Jusqu’ici nous avons déjà signalé la présence de plusieurs membres de cet ensemble artistique extrêmement cohérent autour de Marc Lainé. Cette douzaine d’artistes engagés interviendra beaucoup tout au long de la saison : Silvia Costa avec la création française du texte de Samuel Beckett Comédie / Wry smile Dry sob en novembre au Théâtre de la Ville ; Penda Diouf a écrit un texte qui évoque la Namibie et s’interroge sur le courage dans Pistes… mis en scène par Aristide Tarnagda à la Fabrique entre fin novembre et début décembre ; Tünde Deak crée un espace en suspension dans lequel évoluent les œuvres de Frida Kahlo avec D’un lit l’autre au Théâtre de la Ville en janvier ; Éric Minh Cuong Castaing mêle chorégraphie et art numérique dans une performance intitulée L’Âge d’or (avec Silvia Costa), et retrace son expérience auprès d’enfants atteints de troubles moteurs, en avril à la Bourse du travail ; Marc Lainé présente la répétition publique de Nosztalgia Express, « une enquête rocambolesque » où il joue avec les archétypes et les conventions génériques, au Théâtre de la Ville le 26 novembre ; puis en report de la saison 2019–2020, La Chambre désaccordée où partition musicale et chemins de vie s’entrecroisent, en mars au Théâtre de la ville ; enfin, il reprend Vanishing Point, cette sorte de road-movie théâtral inquiétant créé en 2015, avec pour cette saison Tünde Deak, Marie-Sophie Ferdane et Stephan Zimmerli, à la Comédie fin avril ; la programmation s’achève à la Comédie avec le répertoire de Tchékhov qu’abordent d’abord en mai, Cyril Teste en adaptant La Mouette, puis Lorraine de Sagazan (et Guillaume Poix).en juin, avec L’Absence de père « librement inspiré de Platonov ».
D’autres artistes de passage à la Comédie ne manqueront pas non plus de marquer fortement cette saison.

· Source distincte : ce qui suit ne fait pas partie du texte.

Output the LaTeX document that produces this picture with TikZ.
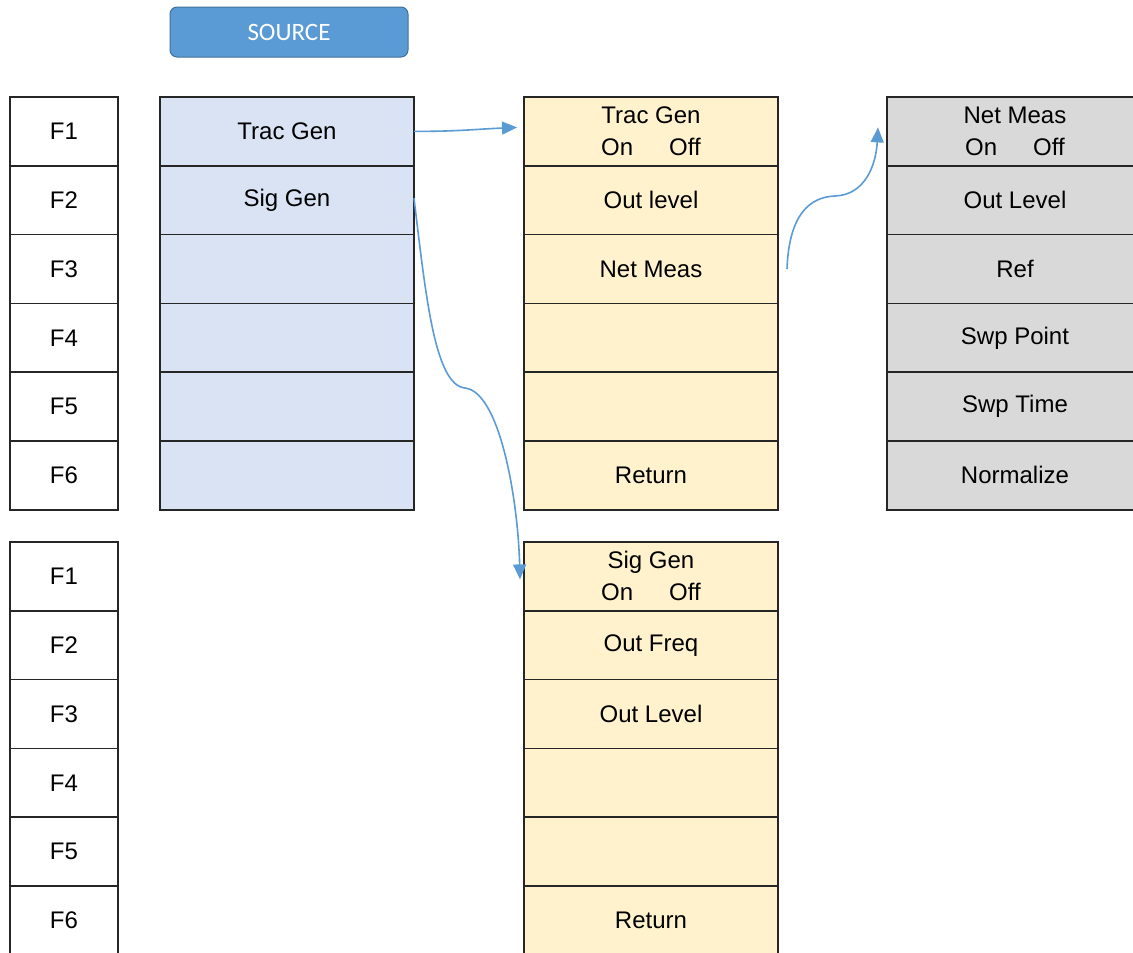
\documentclass[tikz,border=0pt]{standalone}
\usepackage{fontspec}
\setmainfont{Liberation Sans}
\newfontfamily\arialfont{Liberation Sans}
\newfontfamily\calib{Carlito}
\usetikzlibrary{arrows.meta}
\definecolor{srcblue}{HTML}{5B9BD5}
\definecolor{srcedge}{HTML}{41719C}
\definecolor{cellblue}{HTML}{DAE3F3}
\definecolor{cellyellow}{HTML}{FFF2CC}
\definecolor{cellgray}{HTML}{D9D9D9}
\definecolor{edge}{HTML}{262626}
\tikzset{
  cell/.style={draw=edge, line width=1.6pt, minimum height=68.8pt, inner sep=0pt, outer sep=0pt,
    font=\arialfont\fontsize{24}{32}\selectfont, align=center, text=black},
  fcell/.style={cell, fill=white, minimum width=108pt},
  bcell/.style={cell, fill=cellblue, minimum width=254pt},
  ycell/.style={cell, fill=cellyellow, minimum width=254pt},
  gcell/.style={cell, fill=cellgray, minimum width=254pt},
  link/.style={draw=srcblue, line width=1.6pt, -{Triangle[length=15pt,width=13pt]}},
}
\begin{document}
\begin{tikzpicture}[x=1pt,y=-1pt]
\useasboundingbox (0,0) rectangle (1133,953);
\begin{scope}
\clip (0,0) rectangle (1133,953);
\node[draw=srcedge, line width=1pt, fill=srcblue, rounded corners=7pt, minimum width=238pt, minimum height=50pt,
  font=\calib\fontsize{25}{30}\selectfont, text=white] (source) at (289,32) {SOURCE};
% F columns
\foreach \i in {1,...,6} {
  \node[fcell] (fa\i) at (64,{97+68.8*(\i-0.5)}) {F\i};
  \node[fcell] (fb\i) at (64,{542+68.8*(\i-0.5)}) {F\i};
}
% blue column
\foreach \i/\t in {1/Trac Gen,2/Sig Gen,3/,4/,5/,6/} {
  \node[bcell] (b\i) at (287,{97+68.8*(\i-0.5)}) {\t};
}
% yellow upper
\foreach \i/\t in {1/{Trac Gen\\On\hspace{36pt}Off},2/Out level,3/Net Meas,4/,5/,6/Return} {
  \node[ycell] (y\i) at (651,{97+68.8*(\i-0.5)}) {\t};
}
% gray column
\foreach \i/\t in {1/{Net Meas\\On\hspace{36pt}Off},2/Out Level,3/Ref,4/Swp Point,5/Swp Time,6/Normalize} {
  \node[gcell, minimum width=256pt] (g\i) at (1015,{97+68.8*(\i-0.5)}) {\t};
}
% yellow lower
\foreach \i/\t in {1/{Sig Gen\\On\hspace{36pt}Off},2/Out Freq,3/Out Level,4/,5/,6/Return} {
  \node[ycell] (s\i) at (651,{542+68.8*(\i-0.5)}) {\t};
}
\end{scope}
% connectors
\draw[link] (b1.east) .. controls +(45,0) and +(-45,2) .. ([xshift=-7pt,yshift=4pt]y1.west);
\coordinate (m1) at (465,388);
\draw[link] ([yshift=2pt]b2.east) .. controls +(12,100) and (435,385) .. (m1)
  .. controls (500,392) and (518,500) .. ([xshift=-4pt,yshift=-3pt]s1.west);
\coordinate (m2) at (835,196);
\draw[link] ([xshift=9pt,yshift=0pt]y3.east) .. controls +(2,-55) and (810,197) .. (m2)
  .. controls (865,195) and (876,165) .. ([xshift=-9pt,yshift=4pt]g1.west);
\end{tikzpicture}
\end{document}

Citons les deux danseurs François Chaignaud et Akaji Maro dans Gold Shower en octobre au Théâtre de la Ville ; Pippo Delbono rend hommage à son ami Bobò ancien SDF et acteur qui l’a accompagné pendant plus de vingt ans dans La Gioia au Train-Théâtre en novembre ; le lauréat du prix Goncourt 2018, Nicolas Mathieu propose une lecture musicale avec Florent Marchet de Leurs enfants après eux, en novembre à l’Auditorium de la Médiathèque Latour-Maubourg (sous réserve) ; toujours en novembre, Julien Gosselin met en scène Le Marteau et la Faucille d’après une nouvelle de Don Lillo sur fond de crise financière, dans la continuité de la trilogie du même auteur qu’il avait montée au Festival d’Avignon en 2018 ;
le chorégraphe Jérôme Bel va certainement enchanter la scène du Théâtre de la Ville en décembre, avec Danses pour une actrice (Valérie Dréville) dans une démarche artistique où théâtre et danse se confondent dans l’interprétation de la comédienne ; Eric Vignier poursuit son exploration du répertoire racinien avec Mithridate, dans lequel on peut retrouver notamment Stanislas Nordey et Thomas Jolly, au Théâtre de la Ville, fin décembre ; dans le même lieu, en janvier, Chloé Dabert s’arrête à Valence avec Orphelins de Dennis Kelly, créé en 2013 et pour lequel elle a remporte le prix du Jury du Festival Impatience l’année suivante ; le chorégraphe Josef Nadj fait retracer la formation de l’univers à huit danseurs d’origine africaine, au Train-Théâtre en janvier ; au Train-Théâtre aussi, Célie Pauthe met en scène Antoine et Cléopâtre de Shakespeare en février ; citons encore Philippe Quesne toujours en février mais au Théâtre de la Ville avec Farm Fatale, « une fable écologique aux accents felliniens » dans un monde imaginaire comme seul sans doute, le metteur en scène de La Mélancolie des dragons sait le faire surgir.
Devant la richesse de ce premier programme tout à fait enthousiasmant, souhaitons la bienvenue à Marc Lainé, à ses équipes, aux membres de l’ensemble artistique qui l’entourent à la Comédie de Valence. Souhaitons-leur également dans des temps plus sereins, d’autres beaux rêves pour d’autres belles saisons à l’image de celle qui s’annonce et dont évidemment Wanderer ne manquera pas de suivre le déroulement.